Dealing with character sets and encodings is tough. As long as you're dealing only with English texts you in a luxury situation and can mix utf-8 and iso-8859-1 encoded texts and most (all?) of your tests will work. Some of your users, like me, with strange names ("Schlüter") will be annoyed as your application breaks them ("Schlüter"), but these will be edge cases. There are bigger issues with mixing encodings but that's not what I wanted to tell now.

Handling these encodings in PHP correctly is tough. PHP, currently, has a quite simple approach to the problem in general: PHP doesn't care about encodings. A string is simply a sequence of bytes. Well in general. The details are difficult. Core features like JSON-handling or XML processing expect that your PHP strings are encoded using utf-8, which is a sane choice, for JSON it is part of the JSON specification, for XML it's the only way to be able to work with all documents without additional information from you along every XML operation.

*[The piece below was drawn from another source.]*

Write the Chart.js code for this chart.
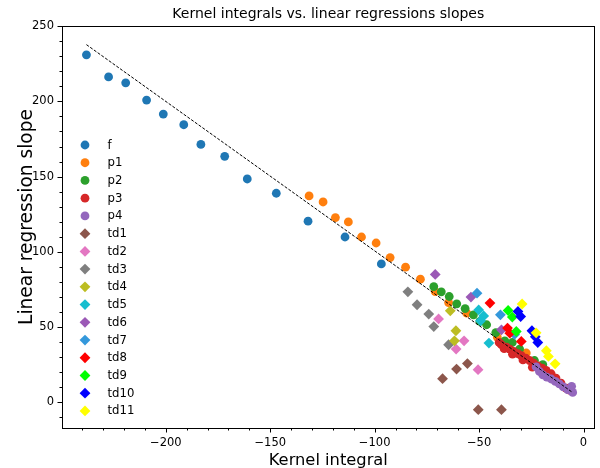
<!DOCTYPE html>
<html>
<head>
<meta charset="utf-8">
<script src="https://cdn.jsdelivr.net/npm/chart.js@4.4.0/dist/chart.umd.min.js"></script>
<style>
  html, body { margin: 0; padding: 0; background: #fff; }
  #wrap { width: 600px; height: 468px; }
</style>
</head>
<body>
<div id="wrap"><canvas id="c" width="600" height="468"></canvas></div>
<script>
// [kernel integral, linear regression slope] per group
const f = [[-238.0,231.0],[-227.4,216.3],[-219.2,212.4],[-209.2,200.9],[-201.2,191.6],[-191.4,184.5],
  [-183.2,171.4],[-171.8,163.5],[-161.0,148.4],[-147.1,138.9],[-131.9,120.3],[-114.2,109.8],[-96.8,91.9]];
const p1 = [[-131.4,137.1],[-124.7,133.1],[-118.8,122.7],[-112.6,119.8],[-106.3,109.8],[-99.3,105.8],
  [-92.6,96.1],[-85.2,89.7],[-78.1,81.7],[-71.0,73.5],[-64.6,66.2],[-55.9,59.1],[-41.3,43.2],[-27.4,32.6]];
const p2 = [[-71.7,76.8],[-68.1,73.3],[-64.3,70.2],[-60.7,65.3],[-56.7,62.2],[-52.7,58.0],[-49.6,53.6],
  [-46.4,51.4],[-42.0,46.2],[-37.7,40.7],[-34.1,39.6],[-30.6,35.2],[-23.5,27.6],[-19.5,24.8]];
const p3 = [[-40.4,39.6],[-39.3,38.1],[-38.0,35.5],[-36.9,36.5],[-35.3,35.2],[-34.0,31.8],[-33.4,33.6],
  [-31.4,32.1],[-29.8,30.8],[-29.0,28.0],[-27.7,29.2],[-25.8,27.6],[-24.5,23.2],[-23.9,25.9],[-21.9,24.1],
  [-19.8,22.6],[-19.0,19.5],[-17.9,21.0],[-15.5,18.8],[-13.2,15.9],[-10.8,12.6],[-8.4,9.3],[-7.0,8.0]];
const p4 = [[-22.7,23.3],[-21.1,20.3],[-19.5,18.1],[-17.6,16.6],[-15.5,15.3],[-13.5,13.7],[-11.6,12.0],
  [-9.7,10.0],[-7.6,8.2],[-5.7,10.4],[-5.2,6.4]];
const td1 = [[-67.5,15.5],[-60.8,21.9],[-55.6,25.6],[-50.4,-5.1],[-39.3,-5.1]];
const td2 = [[-69.4,55.3],[-57.2,40.7],[-61.0,35.2],[-50.5,21.5]];
const td3 = [[-84.1,73.3],[-79.7,64.7],[-74.1,58.5],[-71.7,50.2],[-64.6,38.1]];
const td4 = [[-63.8,60.7],[-61.1,47.4],[-61.8,40.7]];
const td5 = [[-50.2,61.3],[-47.8,57.3],[-49.3,54.0],[-45.3,39.2]];
const td6 = [[-71.0,84.9],[-53.9,69.8],[-39.3,48.0]];
const td7 = [[-51.0,72.4],[-39.8,58.0],[-33.0,45.0]];
const td8 = [[-44.8,65.8],[-36.4,49.2],[-35.3,45.8],[-29.8,40.3]];
const td9 = [[-36.1,60.9],[-34.1,56.5],[-32.2,46.9]];
const td10 = [[-31.4,60.3],[-30.1,56.9],[-24.7,47.4],[-23.1,43.4],[-21.9,39.6]];
const td11 = [[-29.4,65.2],[-22.7,46.0],[-17.8,34.1],[-16.8,30.3],[-13.6,25.4]];

// overall fit through the points
const fitLine = [[-238.0,237.8],[-5.2,6.3]];

const X_TICKS = [-200, -150, -100, -50, 0];
const Y_TICKS = [0, 50, 100, 150, 200, 250];

const groups = [
  { label: 'f',    pts: f,    color: '#1f77b4', shape: 'circle' },
  { label: 'p1',   pts: p1,   color: '#ff7f0e', shape: 'circle' },
  { label: 'p2',   pts: p2,   color: '#2ca02c', shape: 'circle' },
  { label: 'p3',   pts: p3,   color: '#d62728', shape: 'circle' },
  { label: 'p4',   pts: p4,   color: '#9467bd', shape: 'circle' },
  { label: 'td1',  pts: td1,  color: '#8c564b', shape: 'rectRot' },
  { label: 'td2',  pts: td2,  color: '#e377c2', shape: 'rectRot' },
  { label: 'td3',  pts: td3,  color: '#7f7f7f', shape: 'rectRot' },
  { label: 'td4',  pts: td4,  color: '#bcbd22', shape: 'rectRot' },
  { label: 'td5',  pts: td5,  color: '#17becf', shape: 'rectRot' },
  { label: 'td6',  pts: td6,  color: '#9b59b6', shape: 'rectRot' },
  { label: 'td7',  pts: td7,  color: '#3498db', shape: 'rectRot' },
  { label: 'td8',  pts: td8,  color: '#ff0000', shape: 'rectRot' },
  { label: 'td9',  pts: td9,  color: '#00ff00', shape: 'rectRot' },
  { label: 'td10', pts: td10, color: '#0000ff', shape: 'rectRot' },
  { label: 'td11', pts: td11, color: '#ffff00', shape: 'rectRot' }
];

const FONT = '"DejaVu Sans", Verdana, sans-serif';
const CIRCLE_R = 4.4, DIAMOND_R = 5.4;

const fmt = v => v < 0 ? '\u2212' + Math.abs(v) : String(v);

function marker(ctx, shape, x, y, color) {
  ctx.fillStyle = color;
  ctx.beginPath();
  if (shape === 'circle') {
    ctx.arc(x, y, CIRCLE_R, 0, Math.PI * 2);
  } else {
    ctx.moveTo(x - DIAMOND_R, y); ctx.lineTo(x, y - DIAMOND_R);
    ctx.lineTo(x + DIAMOND_R, y); ctx.lineTo(x, y + DIAMOND_R);
    ctx.closePath();
  }
  ctx.fill();
}

// spines, major/minor tick marks, title, axis titles and legend
const decor = {
  id: 'decor',
  afterDraw(chart) {
    const { ctx, chartArea: a, scales: { x, y } } = chart;
    ctx.save();
    ctx.strokeStyle = '#000';
    ctx.lineWidth = 1;
    ctx.strokeRect(Math.round(a.left) + 0.5, Math.round(a.top) + 0.5,
      Math.round(a.right - a.left) - 1, Math.round(a.bottom - a.top));

    ctx.beginPath();
    for (let v = -240; v <= 0; v += 10) {
      const px = Math.round(x.getPixelForValue(v)) + 0.5;
      const len = v % 50 === 0 ? 4.5 : 2.5;
      ctx.moveTo(px, a.bottom); ctx.lineTo(px, a.bottom + len);
    }
    for (let v = -10; v <= 250; v += 10) {
      const py = Math.round(y.getPixelForValue(v)) + 0.5;
      const len = v % 50 === 0 ? 4.5 : 2.5;
      ctx.moveTo(a.left, py); ctx.lineTo(a.left - len, py);
    }
    ctx.stroke();

    const cx = (a.left + a.right) / 2;
    ctx.fillStyle = '#000';
    ctx.textAlign = 'center';
    ctx.textBaseline = 'alphabetic';
    ctx.font = '14px ' + FONT;
    ctx.fillText('Kernel integrals vs. linear regressions slopes', cx, 18);
    ctx.font = '16.3px ' + FONT;
    ctx.fillText('Kernel integral', cx, 465);

    ctx.save();
    ctx.translate(32, 217);
    ctx.rotate(-Math.PI / 2);
    ctx.font = '18.6px ' + FONT;
    ctx.fillText('Linear regression slope', 0, 0);
    ctx.restore();

    ctx.font = '11.7px ' + FONT;
    ctx.textAlign = 'left';
    ctx.textBaseline = 'middle';
    groups.forEach((g, i) => {
      const ly = 145 + i * 17.73;
      marker(ctx, g.shape, 85, ly, g.color);
      ctx.fillStyle = '#000';
      ctx.fillText(g.label, 107.5, ly + 0.5);
    });
    ctx.restore();
  }
};

const datasets = groups.map((g, i) => ({
  label: g.label,
  data: g.pts.map(([px, py]) => ({ x: px, y: py })),
  pointStyle: g.shape,
  pointRadius: g.shape === 'circle' ? CIRCLE_R : DIAMOND_R,
  pointBackgroundColor: g.color,
  pointBorderColor: g.color,
  pointBorderWidth: 0,
  showLine: false,
  order: -i
}));

datasets.push({
  type: 'line',
  label: 'fit',
  data: fitLine.map(([px, py]) => ({ x: px, y: py })),
  borderColor: '#000',
  borderWidth: 1,
  borderDash: [3, 1.6],
  pointRadius: 0,
  fill: false,
  order: -100
});

new Chart(document.getElementById('c'), {
  type: 'scatter',
  data: { datasets },
  options: {
    responsive: false,
    animation: false,
    devicePixelRatio: 1,
    events: [],
    layout: { padding: { top: 26, right: 1, bottom: 0, left: 0 } },
    plugins: { legend: { display: false }, tooltip: { enabled: false }, title: { display: false } },
    scales: {
      x: {
        type: 'linear', min: -249.7, max: 5.3,
        afterFit: s => { s.height = 40; },
        afterBuildTicks: s => { s.ticks = X_TICKS.map(value => ({ value })); },
        grid: { display: false, drawTicks: false },
        border: { display: false },
        ticks: { color: '#000', font: { family: FONT, size: 11.5 }, padding: 8, maxRotation: 0, callback: fmt }
      },
      y: {
        type: 'linear', min: -17.3, max: 250.2,
        afterFit: s => { s.width = 62; },
        afterBuildTicks: s => { s.ticks = Y_TICKS.map(value => ({ value })); },
        grid: { display: false, drawTicks: false },
        border: { display: false },
        ticks: { color: '#000', font: { family: FONT, size: 11.5 }, padding: 8, callback: fmt }
      }
    }
  },
  plugins: [decor]
});
</script>
</body>
</html>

On the other side we have browsers. A browser has to read documents from all over the world which can be encoded in any encoding you like. For whatever reason browser developers decided that iso-8859-1 would make a great default encoding, which means that if a response to a browser's request doesn't specify anything else the browser assumes the document is encoded using iso-8859-1. The document's encoding will also be used when sending form data back to the server. To handle this, PHP has a php.ini setting default_charset which, if set, will set the selected encoding in the HTTP header. The default value of this is setting is empty - so browsers fall back on their default, iso-8859-1.

Recently Rasmus made a commit to PHP trunk which changes the default to utf-8.

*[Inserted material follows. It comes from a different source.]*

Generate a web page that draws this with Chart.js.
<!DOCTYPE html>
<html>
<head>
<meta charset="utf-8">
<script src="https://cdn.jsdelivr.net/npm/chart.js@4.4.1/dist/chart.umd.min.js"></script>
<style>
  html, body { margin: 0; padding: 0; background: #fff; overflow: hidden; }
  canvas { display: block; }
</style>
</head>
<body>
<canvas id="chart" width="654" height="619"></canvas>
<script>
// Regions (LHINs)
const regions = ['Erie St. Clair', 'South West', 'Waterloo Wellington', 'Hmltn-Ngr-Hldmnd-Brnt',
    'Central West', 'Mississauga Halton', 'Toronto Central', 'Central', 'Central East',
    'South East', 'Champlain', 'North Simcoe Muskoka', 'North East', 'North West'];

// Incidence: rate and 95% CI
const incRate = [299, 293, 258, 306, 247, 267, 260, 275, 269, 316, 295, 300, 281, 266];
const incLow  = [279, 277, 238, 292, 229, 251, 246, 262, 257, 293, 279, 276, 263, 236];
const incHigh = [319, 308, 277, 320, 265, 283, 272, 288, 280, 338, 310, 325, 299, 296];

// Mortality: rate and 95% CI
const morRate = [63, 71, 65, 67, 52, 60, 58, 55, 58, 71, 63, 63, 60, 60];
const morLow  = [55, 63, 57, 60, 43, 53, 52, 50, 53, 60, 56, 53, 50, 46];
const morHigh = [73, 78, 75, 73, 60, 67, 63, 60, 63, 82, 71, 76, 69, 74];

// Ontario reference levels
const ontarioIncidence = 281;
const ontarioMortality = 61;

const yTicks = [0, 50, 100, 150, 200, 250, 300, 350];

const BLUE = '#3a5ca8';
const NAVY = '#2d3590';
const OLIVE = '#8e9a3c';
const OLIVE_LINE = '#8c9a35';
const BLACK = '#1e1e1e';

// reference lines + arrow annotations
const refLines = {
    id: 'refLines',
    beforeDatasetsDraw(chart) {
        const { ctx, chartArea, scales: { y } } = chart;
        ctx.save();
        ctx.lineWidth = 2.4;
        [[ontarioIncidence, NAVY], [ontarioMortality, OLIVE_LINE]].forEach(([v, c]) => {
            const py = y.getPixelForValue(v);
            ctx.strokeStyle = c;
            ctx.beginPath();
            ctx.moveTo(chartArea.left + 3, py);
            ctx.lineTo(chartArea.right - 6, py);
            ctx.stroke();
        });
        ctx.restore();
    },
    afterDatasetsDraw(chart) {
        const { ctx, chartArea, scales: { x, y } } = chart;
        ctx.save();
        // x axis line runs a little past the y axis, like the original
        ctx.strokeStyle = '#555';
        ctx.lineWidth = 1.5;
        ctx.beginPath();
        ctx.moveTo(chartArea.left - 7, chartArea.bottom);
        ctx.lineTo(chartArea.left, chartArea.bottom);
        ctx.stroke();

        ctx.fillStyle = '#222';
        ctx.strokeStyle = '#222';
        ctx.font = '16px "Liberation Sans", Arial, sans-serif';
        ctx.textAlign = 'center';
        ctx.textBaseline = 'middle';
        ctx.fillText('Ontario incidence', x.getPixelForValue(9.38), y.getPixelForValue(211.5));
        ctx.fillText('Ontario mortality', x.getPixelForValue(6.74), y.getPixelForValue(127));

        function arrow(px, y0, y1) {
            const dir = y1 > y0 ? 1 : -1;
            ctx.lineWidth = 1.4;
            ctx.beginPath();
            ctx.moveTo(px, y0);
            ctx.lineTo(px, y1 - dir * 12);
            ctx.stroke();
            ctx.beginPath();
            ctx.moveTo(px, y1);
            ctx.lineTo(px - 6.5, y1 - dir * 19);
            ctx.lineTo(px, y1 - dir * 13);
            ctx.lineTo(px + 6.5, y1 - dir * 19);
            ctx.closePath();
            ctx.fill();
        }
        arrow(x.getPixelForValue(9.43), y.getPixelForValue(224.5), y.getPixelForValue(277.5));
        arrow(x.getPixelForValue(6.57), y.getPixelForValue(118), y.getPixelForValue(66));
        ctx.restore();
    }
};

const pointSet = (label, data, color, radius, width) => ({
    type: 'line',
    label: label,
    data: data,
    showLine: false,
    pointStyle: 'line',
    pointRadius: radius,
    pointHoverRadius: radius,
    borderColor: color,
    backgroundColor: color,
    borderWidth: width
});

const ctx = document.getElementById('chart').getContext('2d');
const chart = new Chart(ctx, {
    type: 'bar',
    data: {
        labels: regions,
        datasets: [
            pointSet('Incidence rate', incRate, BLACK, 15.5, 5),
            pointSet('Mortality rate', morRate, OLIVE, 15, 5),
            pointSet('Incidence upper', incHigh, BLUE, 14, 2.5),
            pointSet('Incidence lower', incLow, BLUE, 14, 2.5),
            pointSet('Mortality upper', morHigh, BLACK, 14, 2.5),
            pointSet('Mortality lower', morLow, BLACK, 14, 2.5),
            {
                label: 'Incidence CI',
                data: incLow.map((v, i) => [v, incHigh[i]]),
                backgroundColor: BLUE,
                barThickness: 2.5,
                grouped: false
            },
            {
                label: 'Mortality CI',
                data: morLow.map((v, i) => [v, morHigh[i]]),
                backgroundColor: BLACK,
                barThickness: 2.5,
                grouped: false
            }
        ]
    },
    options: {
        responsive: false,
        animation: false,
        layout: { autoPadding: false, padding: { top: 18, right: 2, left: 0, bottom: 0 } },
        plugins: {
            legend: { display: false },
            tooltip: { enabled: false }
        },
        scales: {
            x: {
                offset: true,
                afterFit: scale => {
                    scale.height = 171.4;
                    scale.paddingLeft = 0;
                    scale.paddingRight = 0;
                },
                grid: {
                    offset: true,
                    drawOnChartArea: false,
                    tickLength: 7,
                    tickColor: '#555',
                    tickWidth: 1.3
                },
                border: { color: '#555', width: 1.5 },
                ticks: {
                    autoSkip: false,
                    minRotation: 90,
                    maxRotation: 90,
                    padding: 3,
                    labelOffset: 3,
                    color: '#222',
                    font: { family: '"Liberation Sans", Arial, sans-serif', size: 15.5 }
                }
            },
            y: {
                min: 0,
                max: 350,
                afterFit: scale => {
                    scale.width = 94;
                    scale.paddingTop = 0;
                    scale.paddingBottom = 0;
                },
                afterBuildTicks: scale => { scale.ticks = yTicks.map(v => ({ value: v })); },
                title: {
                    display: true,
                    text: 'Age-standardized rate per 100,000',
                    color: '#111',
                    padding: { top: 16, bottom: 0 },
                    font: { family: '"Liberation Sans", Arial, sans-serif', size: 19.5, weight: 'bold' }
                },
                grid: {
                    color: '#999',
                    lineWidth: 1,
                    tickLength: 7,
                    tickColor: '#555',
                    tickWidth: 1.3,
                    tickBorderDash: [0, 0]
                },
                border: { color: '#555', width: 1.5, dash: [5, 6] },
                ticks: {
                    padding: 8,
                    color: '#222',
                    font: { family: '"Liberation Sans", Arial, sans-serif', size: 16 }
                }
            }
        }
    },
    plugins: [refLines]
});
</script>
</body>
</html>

In the long-run this changes is good as it works for all languages, iso-8859-1 only works for a limited set of European languages, and works better with the outside environment, where utf-8 adoption is growing (JSON and XML were examples).

In the short-term this might cause trouble for applications depending on the default.The good thing is that the development in trunk has just started and the release of PHP.next is still sometime away and you can easily prepare your application - which is a good thing anyways to protect from administrators making mistakes with current versions already.

To set the encoding from within your application you can for example call ini_set('default_charset', $enc); or header("Content-type: text/html; charset=$enc"); at the beginning of your script, where $enc is your preferred encoding. Please mind that this has no effect on the script itself, which, for instance, means you have to configure your database connection accordingly, too!